The main objectives of the study are (i) to provide a description of the
theoretical background of the lexical knowledge humans possess as well as the
organization of this knowledge in the mono- and bilingual mind within the
framework of Cognitive Linguistics theory and (ii) to investigate the potential
and implications of Cognitive Linguistics on foreign language vocabulary
learning and/or teaching for primary school learners of English in Germany.

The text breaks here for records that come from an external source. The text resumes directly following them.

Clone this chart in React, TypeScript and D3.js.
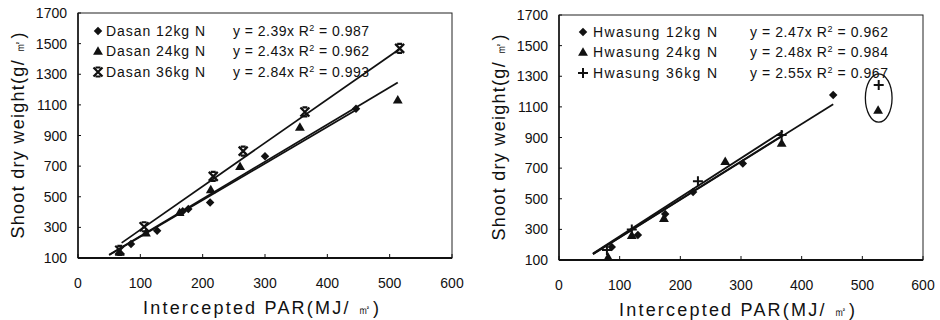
import React from 'react';
import * as d3 from 'd3';

// axis ticks shared by both panels
const xTicks = [0, 100, 200, 300, 400, 500, 600];
const yTicks = [100, 300, 500, 700, 900, 1100, 1300, 1500, 1700];

// Dasan (left panel)
const dasanNames = ['Dasan 12kg N', 'Dasan 24kg N', 'Dasan 36kg N'];
const dasanSlopes = ['2.39', '2.43', '2.84'];
const dasanR2 = ['0.987', '0.962', '0.993'];
const dasan12 = [[85, 192], [127, 278], [168, 405], [177, 420], [212, 462], [300, 765], [446, 1074]];
const dasan24 = [[67, 139], [109, 265], [163, 400], [213, 548], [260, 700], [356, 956], [513, 1134]];
const dasan36 = [[67, 150], [106, 304], [217, 633], [265, 798], [364, 1054], [516, 1469]];
const dasanFitX = [[50, 446], [50, 513], [70, 516]];

// Hwasung (right panel)
const hwNames = ['Hwasung 12kg N', 'Hwasung 24kg N', 'Hwasung 36kg N'];
const hwSlopes = ['2.47', '2.48', '2.55'];
const hwR2 = ['0.962', '0.984', '0.967'];
const hw12 = [[87, 185], [130, 263], [175, 400], [221, 544], [303, 730], [452, 1177]];
const hw24 = [[81, 120], [120, 263], [173, 374], [274, 745], [367, 864], [526, 1080]];
const hw36 = [[79, 165], [120, 300], [229, 615], [367, 916], [527, 1243]];
const hwFitX = [[56, 452], [56, 367], [56, 369]];

// circled outliers on the right panel (data units)
const hwCircle = { x: 527, y: 1158, rx: 22, ry: 158 };

const font = 'Liberation Sans, Arial, sans-serif';

// custom marker shapes for d3.symbol
const symbolCrossBar = {
  draw(ctx: any, size: number) {
    const r = Math.sqrt(size) / 2;
    const b = r * 0.55;
    ctx.moveTo(-r, -r); ctx.lineTo(r, r);
    ctx.moveTo(r, -r); ctx.lineTo(-r, r);
    ctx.moveTo(-b, -r); ctx.lineTo(b, -r);
    ctx.moveTo(-b, r); ctx.lineTo(b, r);
  }
};
const symbolPlus = {
  draw(ctx: any, size: number) {
    const r = Math.sqrt(size) / 2;
    ctx.moveTo(-r, 0); ctx.lineTo(r, 0);
    ctx.moveTo(0, -r); ctx.lineTo(0, r);
  }
};

const diamondPath = d3.symbol(d3.symbolSquare, 36)() as string;
const trianglePath = d3.symbol(d3.symbolTriangle, 42)() as string;
const crossBarPath = d3.symbol(symbolCrossBar as any, 81)() as string;
const plusPath = d3.symbol(symbolPlus as any, 100)() as string;

type Marker = 'diamond' | 'triangle' | 'crossbar' | 'plus';

function Mark({ kind, x, y }: { kind: Marker; x: number; y: number }) {
  if (kind === 'diamond') return <path d={diamondPath} transform={`translate(${x},${y}) rotate(45)`} fill="#111" />;
  if (kind === 'triangle') return <path d={trianglePath} transform={`translate(${x},${y + 1})`} fill="#111" />;
  if (kind === 'crossbar') return <path d={crossBarPath} transform={`translate(${x},${y})`} stroke="#111" strokeWidth={2.2} fill="none" />;
  return <path d={plusPath} transform={`translate(${x},${y})`} stroke="#111" strokeWidth={2} fill="none" />;
}

interface PanelProps {
  box: { left: number; right: number; top: number; bottom: number };
  series: number[][][];
  markers: Marker[];
  names: string[];
  slopes: string[];
  r2: string[];
  fitX: number[][];
  legend: { mx: number; tx: number; tw: number; ex: number; ew: number; rows: number[] };
  yTitleX: number;
  circle?: { x: number; y: number; rx: number; ry: number };
}

function Panel(p: PanelProps) {
  const { box } = p;
  const x = d3.scaleLinear().domain([0, 600]).range([box.left, box.right]);
  const y = d3.scaleLinear().domain([100, 1700]).range([box.bottom, box.top]);
  const line = d3.line<number>().x(d => x(d[0])).y(d => y(d[1]));

  return (
    <g fontFamily={font} fill="#111">
      {/* frame */}
      <rect x={box.left} y={box.top} width={box.right - box.left} height={box.bottom - box.top}
        fill="none" stroke="#222" strokeWidth={1} />
      <line x1={box.left} x2={box.right} y1={box.bottom} y2={box.bottom} stroke="#111" strokeWidth={2} />
      <line x1={box.left} x2={box.left} y1={box.top} y2={box.bottom} stroke="#111" strokeWidth={1.5} />

      {xTicks.map(t => (
        <g key={'x' + t}>
          <line x1={x(t)} x2={x(t)} y1={box.bottom} y2={box.bottom - 4} stroke="#111" />
          <text x={x(t)} y={box.bottom + 30} fontSize={14} textAnchor="middle">{t}</text>
        </g>
      ))}
      {yTicks.map(t => (
        <g key={'y' + t}>
          <line x1={box.left} x2={box.left + 3} y1={y(t)} y2={y(t)} stroke="#111" />
          <text x={box.left - 11} y={y(t) + 5} fontSize={14} textAnchor="end">{t}</text>
        </g>
      ))}

      {/* axis titles */}
      <text x={(box.left + box.right) / 2 - 4} y={box.bottom + 56} fontSize={18} textAnchor="middle"
        textLength={236} lengthAdjust="spacing">
        Intercepted PAR(MJ/ <tspan fontSize={13}>㎡</tspan>)
      </text>
      <text transform={`translate(${p.yTitleX},${(box.top + box.bottom) / 2}) rotate(-90)`} fontSize={18}
        textAnchor="middle" textLength={206} lengthAdjust="spacing">
        Shoot dry weight(g/ <tspan fontSize={13}>㎡</tspan>)
      </text>

      {/* regression lines */}
      {p.fitX.map((r, i) => (
        <path key={'f' + i} d={line([[r[0], r[0] * +p.slopes[i]], [r[1], r[1] * +p.slopes[i]]]) as string}
          stroke="#111" strokeWidth={1.8} fill="none" />
      ))}

      {/* points */}
      {p.series.map((s, i) => s.map((d, j) => (
        <Mark key={`m${i}-${j}`} kind={p.markers[i]} x={x(d[0])} y={y(d[1])} />
      )))}

      {p.circle && (
        <ellipse cx={x(p.circle.x)} cy={y(p.circle.y)} rx={x(p.circle.rx) - x(0)} ry={y(0) - y(p.circle.ry)}
          fill="none" stroke="#111" strokeWidth={1.3} />
      )}

      {/* legend */}
      {p.names.map((n, i) => {
        const cy = p.legend.rows[i];
        return (
          <g key={'l' + i}>
            <Mark kind={p.markers[i]} x={p.legend.mx} y={cy} />
            <text x={p.legend.tx} y={cy + 5} fontSize={14} textLength={p.legend.tw} lengthAdjust="spacing">{n}</text>
            <text x={p.legend.ex} y={cy + 5} fontSize={14} textLength={p.legend.ew} lengthAdjust="spacing">
              y = {p.slopes[i]}x R<tspan dy={-5} fontSize={9}>2</tspan><tspan dy={5}> = {p.r2[i]}</tspan>
            </text>
          </g>
        );
      })}
    </g>
  );
}

export default function App() {
  return (
    <svg width={940} height={320} style={{ position: 'absolute', left: 0, top: 0, background: '#fff' }}>
      <rect width={940} height={320} fill="#fff" />
      <Panel
        box={{ left: 78, right: 452, top: 13, bottom: 258 }}
        series={[dasan12, dasan24, dasan36]}
        markers={['diamond', 'triangle', 'crossbar']}
        names={dasanNames}
        slopes={dasanSlopes}
        r2={dasanR2}
        fitX={dasanFitX}
        legend={{ mx: 98, tx: 106, tw: 99, ex: 233, ew: 136, rows: [31, 51, 72] }}
        yTitleX={24}
      />
      <Panel
        box={{ left: 559, right: 923, top: 15, bottom: 260 }}
        series={[hw12, hw24, hw36]}
        markers={['diamond', 'triangle', 'plus']}
        names={hwNames}
        slopes={hwSlopes}
        r2={hwR2}
        fitX={hwFitX}
        legend={{ mx: 583, tx: 593, tw: 124, ex: 750, ew: 138, rows: [32, 52, 73] }}
        yTitleX={505}
        circle={hwCircle}
      />
    </svg>
  );
}
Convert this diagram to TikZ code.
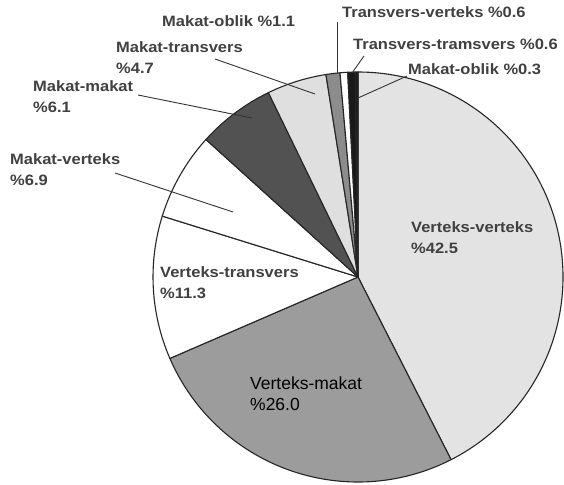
\documentclass[tikz,border=0pt]{standalone}
\usepackage{fontspec}
\setmainfont{Liberation Sans}
\newfontfamily\labfont[FakeStretch=1.1]{Liberation Sans Bold}
\begin{document}
\begin{tikzpicture}[x=1pt,y=-1pt,
  edge/.style={draw=black!85,line width=1.1pt,line join=round},
  lead/.style={draw=black!80,line width=0.9pt},
  lab/.style={font=\labfont\fontsize{15}{21}\selectfont,text=black!75,inner sep=0pt,align=left,anchor=base west},
  big/.style={font=\fontsize{17.5}{21.5}\selectfont,text=black,inner sep=0pt,align=left,anchor=base west}]
\useasboundingbox (0,0) rectangle (564,484);
\coordinate (C) at (358,277);
\def\R{205}
\newcommand\pieslice[3]{\path[edge,fill=#3] (C) -- ++(#1:\R) arc[start angle=#1,end angle=#2,radius=\R] -- cycle;}
% slices, clockwise from top
\pieslice{-90}{63}{gray!22}        % Verteks-verteks 42.5
\pieslice{63}{156.6}{gray!78}      % Verteks-makat 26.0
\pieslice{156.6}{197.28}{white}    % Verteks-transvers 11.3
\pieslice{197.28}{222.12}{white}   % Makat-verteks 6.9
\pieslice{222.12}{244.08}{black!68}% Makat-makat 6.1
\pieslice{244.08}{261}{gray!25}    % Makat-transvers 4.7
\pieslice{261}{264.96}{gray!90}    % Makat-oblik 1.1
\pieslice{264.96}{267.12}{white}   % Transvers-verteks 0.6
\pieslice{267.12}{269.28}{black!90}% Transvers-tramsvers 0.6
\pieslice{269.28}{270}{black!90}   % Makat-oblik 0.3
% labels (base west = baseline of the last line)
\node[lab] (mo11) at (162,27) {Makat-oblik \%1.1};
\node[lab] (mt) at (116,74) {Makat-transvers\\\%4.7};
\node[lab] (mm) at (33,113) {Makat-makat\\\%6.1};
\node[lab] (mv) at (10,185) {Makat-verteks\\\%6.9};
\node[lab] (vt) at (160,298) {Verteks-transvers\\\%11.3};
\node[lab] (vv) at (411,253) {Verteks-verteks\\\%42.5};
\node[lab] (tv) at (342,18) {Transvers-verteks \%0.6};
\node[lab] (tt) at (353,50) {Transvers-tramsvers \%0.6};
\node[lab] (mo03) at (408,75) {Makat-oblik \%0.3};
\node[big] (vm) at (250,410.5) {Verteks-makat\\\%26.0};
% leader lines
\coordinate (tvA) at (337,22);   \coordinate (tvB) at (337,74);
\coordinate (ttA) at (364,56);   \coordinate (ttB) at (352,73);
\coordinate (moA) at (407,76);   \coordinate (moB) at (358,98);
\coordinate (mtA) at (215,59);   \coordinate (mtB) at (315,94);
\coordinate (mmA) at (138,95);   \coordinate (mmB) at (252,118);
\coordinate (mvA) at (115,173);  \coordinate (mvB) at (233,212);
\draw[lead] (tvA) -- (tvB);
\draw[lead] (ttA) -- (ttB);
\draw[lead] (moA) -- (moB);
\draw[lead] (mtA) -- (mtB);
\draw[lead] (mmA) -- (mmB);
\draw[lead] (mvA) -- (mvB);
\end{tikzpicture}
\end{document}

The book starts with an introductory chapter that delineates in broad terms
recent developments in the area of L2 vocabulary acquisition research, stressing
the need for more empirical data on different conditions thought to promote or
impede the process of vocabulary acquisition by L2 learners in a variety of EFL
contexts. A brief description of the instruction methodology currently followed
in the teaching of L2 vocabulary in German primary schools is provided, which
essentially sets the scene for the context of the intervention study outlined in
the book. Cognitive Linguistics theory is shortly delineated as the main
theoretical background of the study in order to highlight its potential
perspective on FL vocabulary teaching through a series of lessons that would
enhance young learners' long-term retention of the lexical items they are being
taught as well as their ability to use them efficiently in productive tasks.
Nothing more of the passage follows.